Despite this, Zelda directs some castle guards who have finally found the heroes in the field to take Link to the shrine of resurrection as she makes her way into Hyrule fields, where she does what she must to stop Ganon. Her courage is steadfast, her heart is still, and the fate of the whole world now sits comfortably on her shoulders.

The shot of Zelda walking to her fate finalizes the memory and brings the player back to Link as he finishes remembering the events of that day. Zelda’s voice reach out to him, letting him know that now is the time, it is time for the hero to do what the heroes before him did: defeat Ganon, save the princess and with her, the world. All the while, “The Legend of Zelda – Main Theme” has returned, filling the player with courage, purpose, and directing them towards their fate.

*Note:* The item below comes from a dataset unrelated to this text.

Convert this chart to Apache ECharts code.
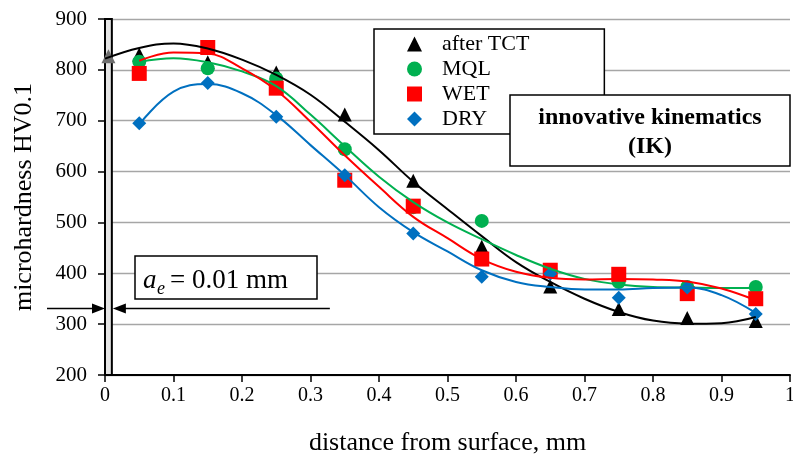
<!DOCTYPE html>
<html>
<head>
<meta charset="utf-8">
<script src="https://cdn.jsdelivr.net/npm/echarts@6/dist/echarts.min.js"></script>
<style>html,body{margin:0;padding:0;background:#fff}#c{width:793px;height:458px}</style>
</head>
<body>
<div id="c"></div>
<script>
// ---- data ----
const seriesNames = ['after TCT', 'MQL', 'WET', 'DRY'];
const tctX = [0.005, 0.05, 0.15, 0.25, 0.35, 0.45, 0.55, 0.65, 0.75, 0.85, 0.95];
const ptX = [0.05, 0.15, 0.25, 0.35, 0.45, 0.55, 0.65, 0.75, 0.85, 0.95];
const afterTCT = [827, 830, 815, 795, 712, 582, 452, 374, 330, 312, 306];
const mql = [816, 803, 783, 644, 530, 503, 406, 383, 373, 373];
const wet = [793, 844, 764, 583, 532, 428, 406, 398, 360, 350];
const dry = [695, 774, 708, 593, 478, 393, 399, 352, 372, 320];
// trend curves
const tctCurveX = [0, 0.05, 0.1, 0.15, 0.2, 0.25, 0.3, 0.35, 0.4, 0.45, 0.5, 0.55, 0.6, 0.65, 0.7, 0.75, 0.8, 0.85, 0.9, 0.95];
const curveX = [0.05, 0.1, 0.15, 0.2, 0.25, 0.3, 0.35, 0.4, 0.45, 0.5, 0.55, 0.6, 0.65, 0.7, 0.75, 0.8, 0.85, 0.9, 0.95];
const tctCurve = [822, 843, 852, 842, 820, 790, 751, 698, 642, 580, 526, 473, 422, 383, 350, 324, 307, 301, 302, 314];
const mqlCurve = [816, 823, 815, 797, 768, 712, 650, 590, 540, 500, 467, 436, 409, 389, 378, 373, 372, 371, 371];
const wetCurve = [818, 834, 832, 803, 760, 698, 632, 570, 511, 469, 428, 403, 391, 388, 389, 388, 384, 370, 347];
const dryCurve = [693, 757, 772, 754, 711, 652, 593, 530, 481, 443, 406, 383, 373, 368, 368, 371, 372, 357, 322];
const xTicks = ['0', '0.1', '0.2', '0.3', '0.4', '0.5', '0.6', '0.7', '0.8', '0.9', '1'];
const bandRange = [0, 0.01];
const aeLevel = 331;

const F = '"Liberation Serif","Times New Roman",serif';
const colors = ['#000000', '#00b050', '#ff0000', '#0070c0'];
const symbols = ['triangle', 'circle', 'rect', 'diamond'];
const symSizes = [14, 14, 15, 14];

const pair = (xs, ys) => ys.map((y, i) => [xs[i], y]);

const ptData = [
  pair(tctX, afterTCT).map((p, i) => i === 0 ? {value: p, itemStyle: {color: '#6e6e6e'}} : p),
  pair(ptX, mql), pair(ptX, wet), pair(ptX, dry)
];
const curves = [pair(tctCurveX, tctCurve), pair(curveX, mqlCurve), pair(curveX, wetCurve), pair(curveX, dryCurve)];

const series = [];
seriesNames.forEach((n, i) => {
  series.push({
    name: n, type: 'scatter', data: ptData[i], symbol: symbols[i], symbolSize: symSizes[i],
    itemStyle: {color: colors[i], opacity: 1}, z: 3
  });
});
seriesNames.forEach((n, i) => {
  const s = {
    name: n + ' trend', type: 'line', data: curves[i], smooth: 0.4, showSymbol: false,
    lineStyle: {color: colors[i], width: 2}, itemStyle: {color: colors[i]}, z: 4, silent: true
  };
  if (i === 0) {
    s.markArea = {
      silent: true, z: 1,
      itemStyle: {color: '#e4e4e4', borderColor: '#000', borderWidth: 2},
      data: [[{xAxis: bandRange[0], yAxis: 200}, {xAxis: bandRange[1], yAxis: 900}]]
    };
  }
  series.push(s);
});

const chart = echarts.init(document.getElementById('c'));
chart.setOption({
  animation: false,
  textStyle: {fontFamily: F},
  grid: {left: 105, right: 3, top: 19, bottom: 83, containLabel: false, outerBoundsMode: 'none'},
  legend: {
    data: seriesNames, orient: 'vertical', left: 374, top: 29,
    itemWidth: 15, itemHeight: 15, itemGap: 3,
    padding: [4, 75, 4, 33],
    borderColor: '#000', borderWidth: 1.5, backgroundColor: '#fff',
    textStyle: {fontSize: 22, fontFamily: F, color: '#000', lineHeight: 22, padding: [0, 0, 0, 15]},
    selectedMode: false
  },
  xAxis: {
    type: 'value', min: 0, max: 1, interval: 0.1,
    axisLine: {show: true, lineStyle: {color: '#000', width: 2}},
    axisTick: {show: true, length: 7, lineStyle: {color: '#000', width: 1.5}},
    axisLabel: {color: '#000', fontSize: 20, fontFamily: F, margin: 11,
      formatter: v => xTicks[Math.round(v * 10)]},
    splitLine: {show: false},
    name: 'distance from surface, mm', nameLocation: 'middle', nameGap: 55,
    nameTextStyle: {fontSize: 26, fontFamily: F, color: '#000'}
  },
  yAxis: {
    type: 'value', min: 200, max: 900, interval: 100,
    axisLine: {show: true, lineStyle: {color: '#000', width: 2}},
    axisTick: {show: true, length: 7, lineStyle: {color: '#000', width: 1.5}},
    axisLabel: {color: '#000', fontSize: 21, fontFamily: F, margin: 18},
    splitLine: {show: true, lineStyle: {color: '#a6a6a6', width: 1.3}},
    name: 'microhardness HV0.1', nameLocation: 'middle', nameRotate: 90, nameGap: 68,
    nameTextStyle: {fontSize: 26, fontFamily: F, color: '#000'}
  },
  series: series
});

// annotations
const y = chart.convertToPixel({yAxisIndex: 0}, aeLevel);
const x0 = chart.convertToPixel({xAxisIndex: 0}, bandRange[0]);
const x1 = chart.convertToPixel({xAxisIndex: 0}, bandRange[1]);
chart.setOption({
  graphic: [
    {type: 'line', z: 50, shape: {x1: x0 - 58, y1: y, x2: x0 - 8, y2: y}, style: {stroke: '#000', lineWidth: 1.5}},
    {type: 'polygon', z: 50, shape: {points: [[x0, y], [x0 - 13, y - 5], [x0 - 13, y + 5]]}, style: {fill: '#000'}},
    {type: 'line', z: 50, shape: {x1: x1 + 8, y1: y, x2: x1 + 218, y2: y}, style: {stroke: '#000', lineWidth: 1.5}},
    {type: 'polygon', z: 50, shape: {points: [[x1 + 1, y], [x1 + 14, y - 5], [x1 + 14, y + 5]]}, style: {fill: '#000'}},
    {type: 'rect', z: 50, shape: {x: 135, y: 256, width: 182, height: 43}, style: {fill: '#fff', stroke: '#000', lineWidth: 1.5}},
    {type: 'text', z: 51, x: 143, y: 281, style: {text: 'a', font: 'italic 27px ' + F, fill: '#000', verticalAlign: 'middle'}},
    {type: 'text', z: 51, x: 157, y: 289, style: {text: 'e', font: 'italic 18px ' + F, fill: '#000', verticalAlign: 'middle'}},
    {type: 'text', z: 51, x: 170, y: 281, style: {text: '= 0.01 mm', font: '27px ' + F, fill: '#000', verticalAlign: 'middle'}},
    {type: 'rect', z: 60, shape: {x: 510, y: 95, width: 280, height: 71}, style: {fill: '#fff', stroke: '#000', lineWidth: 1.5}},
    {type: 'text', z: 61, x: 650, y: 118, style: {text: 'innovative kinematics', font: 'bold 24px ' + F, fill: '#000', align: 'center', verticalAlign: 'middle'}},
    {type: 'text', z: 61, x: 650, y: 147, style: {text: '(IK)', font: 'bold 24px ' + F, fill: '#000', align: 'center', verticalAlign: 'middle'}}
  ]
});
</script>
</body>
</html>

This beautiful and moving scene is only possible due to the emotional music that plays with series tropes and the emotionally charged music that had been immortalized in gaming history. The moments after the scene use the same songs to fill the player with purpose, courage, and a reason to send Calamity Ganon back to wherever it is that Calamity Ganon came from. All the while using that same music to tell that player exactly what it is that they are supposed to be feeling, a job not many game composers have been able to do.